The most significant challenge was the excavation of the new ceremonial courtroom beneath the grand south-side portico, where the original stone and brick support structure below needed to be entirely removed — with the portico in place — and replaced with a complex, steel structural framework. The new facilities, including a grand ceremonial courtroom, reception and exhibition space, and administrative facilities, were built below-grade, thereby maintaining the integrity of the historic façade. This configuration also allowed mechanical equipment to be located in the residual space between the existing foundation wall and the foundation of the new parking garage, further minimizing impact on the historic structure.
Library is a Learning Landscape in Baltimore
To meet the Bentalou Elementary School’s goal of improving literacy through independent study that incorporates adventure and discovery, NYC-based W Architecture and Landscape Architecture re-imagined the Baltimore school’s library as a “learning landscape.” The 2,016-square-foot flexible space was created from three smaller spaces, and includes an oversized “park bench” doubles as a casual reading area on one side, with a docking area for computers on the other. A green circular carpet provides a more casual reading area. Nine wall clocks installed over the bookshelves tell the time in Baltimore and eight sister cities around the world.

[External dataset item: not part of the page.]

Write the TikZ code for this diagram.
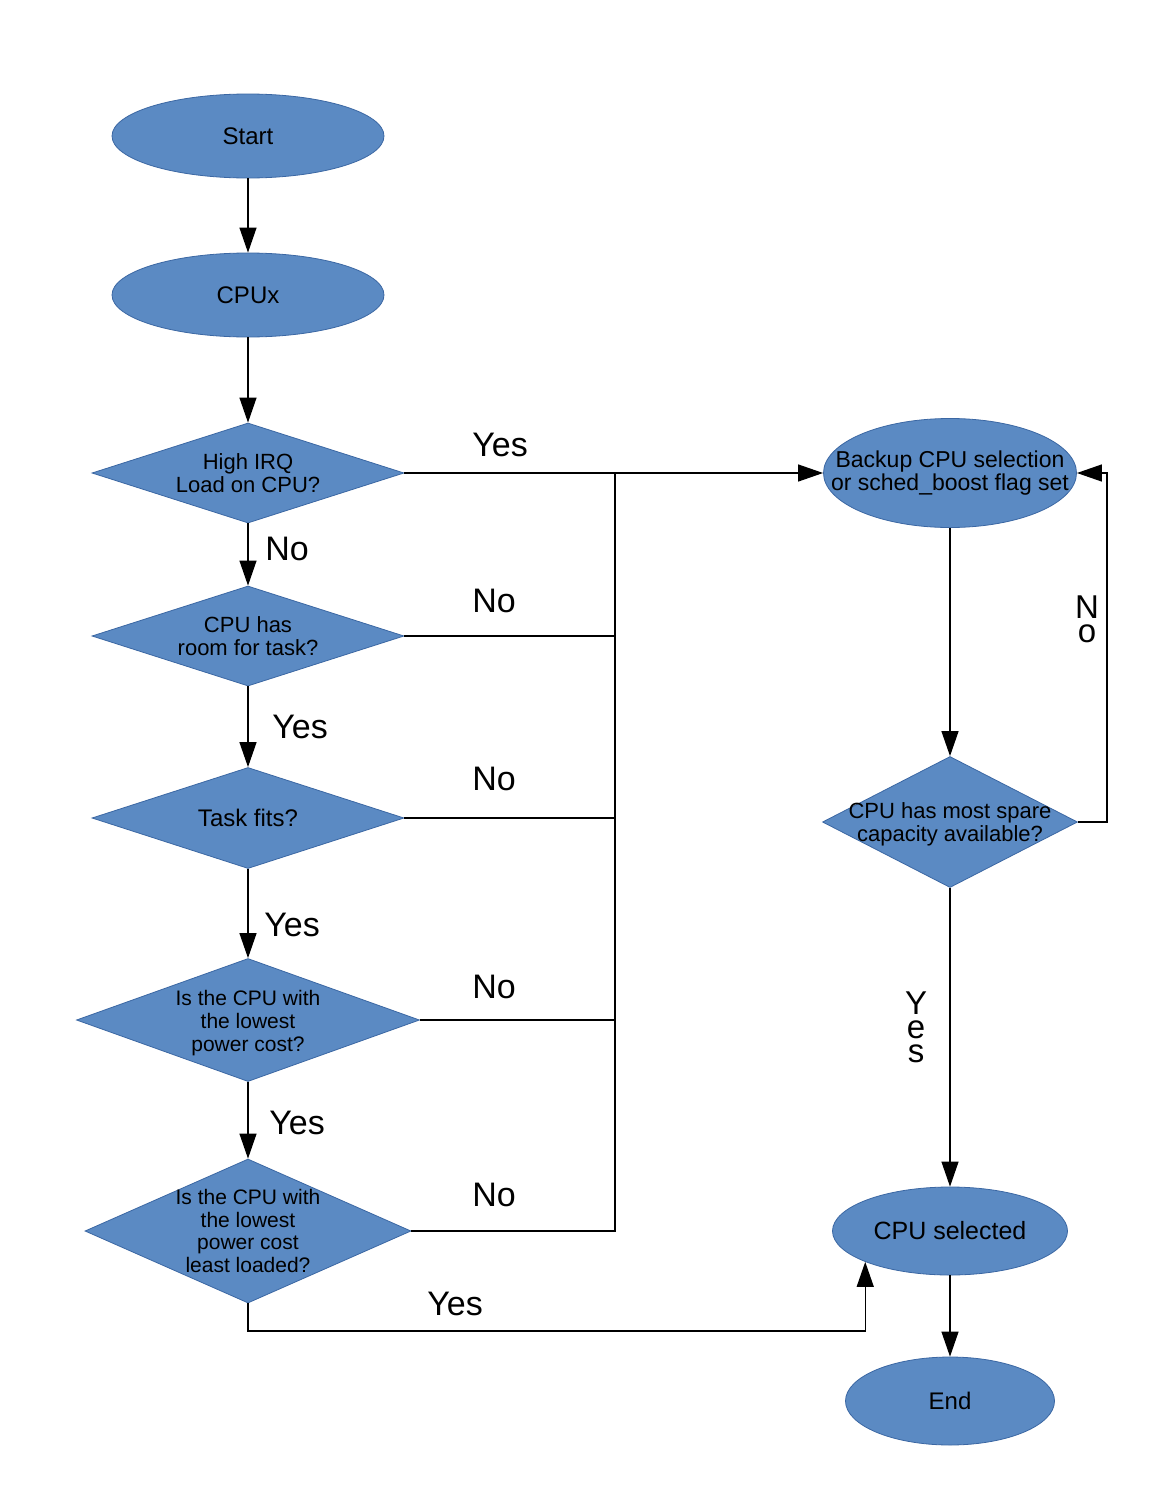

Behind the librarian’s desk, a former door to the corridor is now a window allowing visibility into the space as well as displaying special reading material. Storage space was hidden behind a wall of doors, and most of the existing shelving and furniture was adapted for re-use, while new lighting, solar shading, and a more efficient HVAC system all help save energy.
Exoskeleton Cools Dubai
The exterior shell of O-14, the 22-story commercial tower perched on a two-story podium in Dubai, recently topped out, revealing a full-height concrete exoskeleton. Designed by NY-based Reiser+Umemoto in collaboration with the Creek Side Development Company of Dubai, the project is located along the extension of Dubai Creek on a waterfront esplanade. High-strength self-consolidating concrete was cast around a basket weave of steel reinforcement resulting in a perforated exterior shell. The concrete shell provides an efficient structure that frees the core from the lateral forces and creates highly efficient, column-free open spaces in the building interior. In addition, the shell acts as a sunscreen open to light, air, and views. A space nearly one meter deep between the shell and the glazing creates a chimney effect; this passive solar technique contributes naturally to the cooling system, thus reducing energy consumption by 30%. O-14 is expected to be completed in the Spring of 2010.